Last if not least the Akara K1 has two mesh side pockets with elastic tops for bottles and the like. Adjustable clip-straps at either side can lend extra support to the bag if needed, or help to keep it compact.
While the backpack is not actually waterproof and doesn’t feature a rain cover, Pakuma has made sure all zippered compartments are protected from water ingress for as long as possible with flaps that protrude over the zip. Quite a fuss is made about the zips being YKK-branded, with Pakuma claiming they’re “the best in the world”, but we didn’t find the action quite as smooth as the self-repairing zippers on the Brenthaven Pro 15/17 Backpack. This is reasonable enough considering the Brenthaven costs nearly £100 more, but just don’t buy the marketing speak.
So far we’ve been a little disappointed with the layout and protection of the compartments, but the laptop pocket might change all that. Used in all of Pakuma’s bags, the company’s Cocoon system employs ribbed strips of high-density memory foam to protect your laptop from harm. Unlike Brenthaven’s panel system this protection is not rigid, so a strong, focused impact can still damage or destroy your laptop. However, the strips are carefully arranged so that there is at least one on every side of your machine – except the top flap, which to be fair is least likely to require it and is still thinly padded.
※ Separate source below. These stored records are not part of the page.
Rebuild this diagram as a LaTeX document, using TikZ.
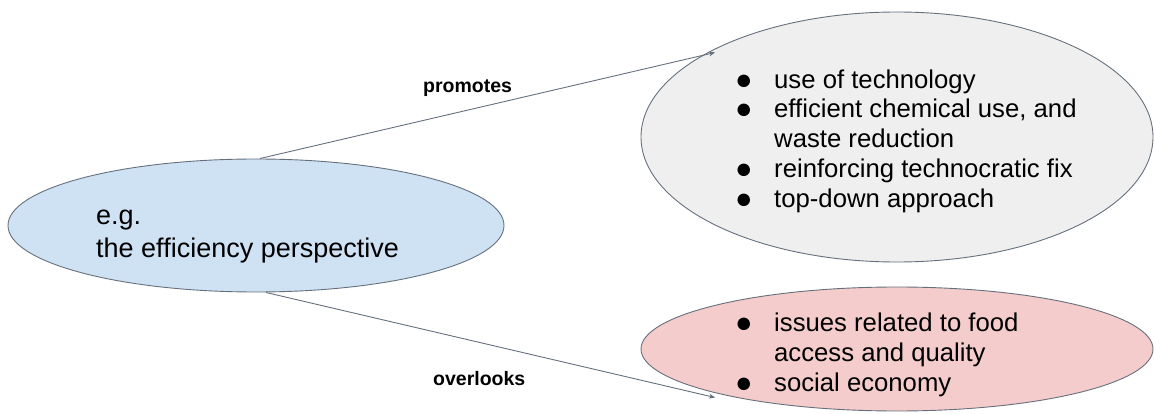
\documentclass[tikz,border=0pt]{standalone}
\usepackage{fontspec}
\setmainfont{Liberation Sans}
\usetikzlibrary{shapes.geometric,arrows.meta}
\definecolor{blueF}{HTML}{CFE2F3}
\definecolor{greyF}{HTML}{EFEFEF}
\definecolor{pinkF}{HTML}{F4CCCC}
\definecolor{edge}{HTML}{66707C}
\tikzset{
  oval/.style={ellipse,draw=edge,line width=0.9pt,inner sep=0pt},
  conn/.style={draw=edge,line width=0.9pt,-{Stealth[length=6pt,width=5pt]}},
  lbl/.style={font=\fontsize{19.5}{22}\selectfont\bfseries,anchor=base west,inner sep=0pt},
  big/.style={font=\fontsize{27}{31}\selectfont,anchor=base west,inner sep=0pt},
  item/.style={font=\fontsize{25.7}{29.6}\selectfont,anchor=base west,inner sep=0pt}
}
\newcommand{\bul}{\makebox[37pt][l]{\hspace{-2pt}\raisebox{-1pt}{\fontsize{29}{29}\selectfont ●}}}
\begin{document}
\begin{tikzpicture}[x=1pt,y=-1pt]
\useasboundingbox (0,0) rectangle (1154,414);
\node[oval,fill=blueF,minimum width=496pt,minimum height=133pt] (L) at (256,225.5) {};
\node[oval,fill=greyF,minimum width=512pt,minimum height=250pt] (T) at (897,137) {};
\node[oval,fill=pinkF,minimum width=512pt,minimum height=124pt] (B) at (897,349) {};
\coordinate (tEnd) at (715,52.5);
\coordinate (bEnd) at (715,397.5);
\coordinate (tStart) at (260,158.5);
\coordinate (bStart) at (266,292.5);
\draw[conn] (tStart) -- (tEnd);
\draw[conn] (bStart) -- (bEnd);
\node[lbl] (p) at (423,93) {promotes};
\node[lbl] (o) at (433,385) {overlooks};
\node[big] (l1) at (96,225) {e.g.};
\node[big] (l2) at (96,258) {the efficiency perspective};
\node[item] (t1) at (737,88.3) {\bul use of technology};
\node[item] (t2) at (737,118) {\bul efficient chemical use, and};
\node[item] (t3) at (737,148) {\makebox[37pt]{}waste reduction};
\node[item] (t4) at (737,178) {\bul reinforcing technocratic fix};
\node[item] (t5) at (737,207.5) {\bul top-down approach};
\node[item] (b1) at (737,331.7) {\bul issues related to food};
\node[item] (b2) at (737,361.7) {\makebox[37pt]{}access and quality};
\node[item] (b3) at (737,391.7) {\bul social economy};
\end{tikzpicture}
\end{document}
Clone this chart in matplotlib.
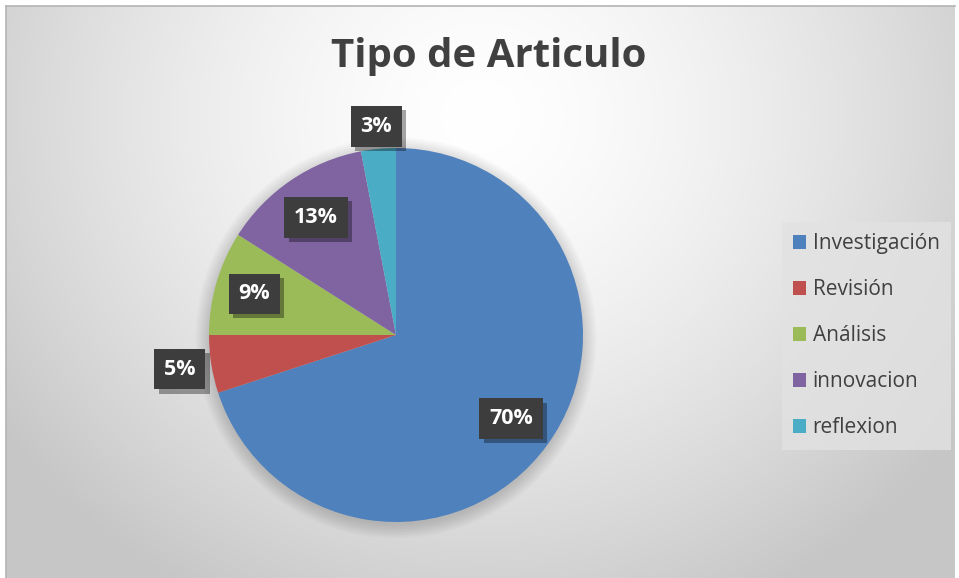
import matplotlib
matplotlib.use('Agg')
import matplotlib.pyplot as plt
import matplotlib.patheffects as pe
from matplotlib.patches import Circle
import numpy as np

# datos del grafico
categorias = ['Investigación', 'Revisión', 'Análisis', 'innovacion', 'reflexion']
valores = [70, 5, 9, 13, 3]
colores = ['#4F81BD', '#C0504D', '#9BBB59', '#8064A2', '#4BACC6']
titulo = 'Tipo de Articulo'

W, H = 959, 578
fig = plt.figure(figsize=(W / 100, H / 100), dpi=100, facecolor='white')

# fondo con degradado radial
bg = fig.add_axes([6 / W, 0, (955 - 6) / W, (578 - 6) / H])
yy, xx = np.mgrid[0:572, 0:949]
d = np.sqrt(((xx - 474) / 580.0) ** 2 + ((yy - 110) / 540.0) ** 2)
v = 1 - 0.22 * np.clip(d, 0, 1.0) ** 1.5
bg.imshow(np.dstack([v, v, v]), aspect='auto', extent=[0, 1, 0, 1], interpolation='bilinear')
bg.set_xlim(0, 1)
bg.set_ylim(0, 1)
bg.set_xticks([])
bg.set_yticks([])
for s in ['right', 'bottom']:
    bg.spines[s].set_visible(False)
for s in ['top', 'left']:
    bg.spines[s].set_color('#b4b4b4')
    bg.spines[s].set_linewidth(1.2)

fig.text(489 / W, 1 - 57 / H, titulo, ha='center', va='center', fontsize=29,
         fontweight='bold', color='#404040', family=['Open Sans', 'DejaVu Sans'])

# pastel
R_PX = 187.0
lim = 1.3
side = 2 * lim * R_PX
cx, cy = 396, 578 - 335
ax = fig.add_axes([(cx - side / 2) / W, (cy - side / 2) / H, side / W, side / H])

# sombra suave
for i in range(10):
    ax.add_patch(Circle((0.0, -0.015), 1 + 0.008 * i, color='black', alpha=0.015, lw=0, zorder=0))

wedges, _ = ax.pie(valores, colors=colores, startangle=90, counterclock=False, radius=1,
                   wedgeprops=dict(linewidth=0))
for w in wedges:
    w.set_zorder(2)
ax.set_xlim(-lim, lim)
ax.set_ylim(-lim, lim)
ax.axis('off')

dist_etiquetas = [0.76, 1.17, 0.79, 0.76, 1.12]
total = float(sum(valores))
ang0 = 90.0
for val, r in zip(valores, dist_etiquetas):
    frac = val / total
    mid = np.deg2rad(ang0 - frac * 360 / 2)
    ang0 -= frac * 360
    t = ax.text(r * np.cos(mid), r * np.sin(mid), '%d%%' % round(frac * 100),
                ha='center', va='center', color='white', fontsize=15.5, fontweight='bold',
                family=['Open Sans', 'DejaVu Sans'], zorder=5,
                bbox=dict(boxstyle='square,pad=0.45', fc='#3d3d3d', ec='none'))
    t.get_bbox_patch().set_path_effects([pe.withSimplePatchShadow(offset=(3, -3), alpha=0.35,
                                                                   shadow_rgbFace='black')])

leg = fig.legend(wedges, categorias, loc='upper left', bbox_to_anchor=(782 / W, 1 - 222 / H),
                 frameon=True, fancybox=False, labelspacing=1.2,
                 handlelength=0.62, handleheight=0.62, handletextpad=0.3, borderpad=0.55,
                 borderaxespad=0,
                 prop={'family': ['Open Sans', 'DejaVu Sans'], 'size': 15})
leg.get_frame().set_facecolor('#e2e2e2')
leg.get_frame().set_edgecolor('none')
leg.get_frame().set_alpha(0.8)
for txt in leg.get_texts():
    txt.set_color('#404040')

fig.savefig('out.png', dpi=100, facecolor='white')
The advantage to Pakuma’s system compared to Brenthaven’s is its greater flexibility, as you can even fit some really ‘fat’ laptops like the Novatech X70 CA Pro.
In terms of protection it is on a level with the Dicota BacPac Xtreme and superior to what is found in many offerings at a similar price point – it’s just that the Pro 15/17 Backpack set very high standards and it’s difficult to settle for less. Given the price difference, though, we’ll be lenient and call Pakuma’s system decent to good – with its capacity to take laptops up to 17in a relatively rare bonus.
Perhaps the best part of the Akara K1 is how comfortable it is to carry and wear. The top carrying loop is surrounded by a very soft foam-like handgrip, which never hurts your fingers. The backpack has very thick padding with breathable mesh both in its back and on the height-adjustable shoulder straps, which offer adjustment at the top to accommodate the exact degree of shoulder support you want and length adjustment to determine how high or low the backpack rides.
In addition to the chest strap, which is common enough, there is a waist strap too with padded side sections. All straps seem solid and can be tightened ‘on the fly’. Our only minor complaint is that the thick padding on the Akara K1’s back is in two separate strips rather than one whole one, which can be less comfortable than competing models with complete back padding if you’re carrying something heavy that isn’t flat in the laptop pocket.
Overall, it’s easy enough to forgive the Akara K1’s failings due to its low price, as it can easily be found for under £40. It’s not the most attractive bag around, but that will make it less likely to be stolen, and materials feel solid even though they lack the quality of more expensive backpacks. We wouldn’t worry too much, however, as Pakuma does include a lifetime warranty.
The Pakuma Akara K1 backpack has its share of flaws, but is nonetheless above average considering its low price. If you take a little care due to the inadequate padding outside of its Cocoon laptop pocket, this backpack is a versatile, affordable and above all comfortable means of carrying your laptop and other bits around.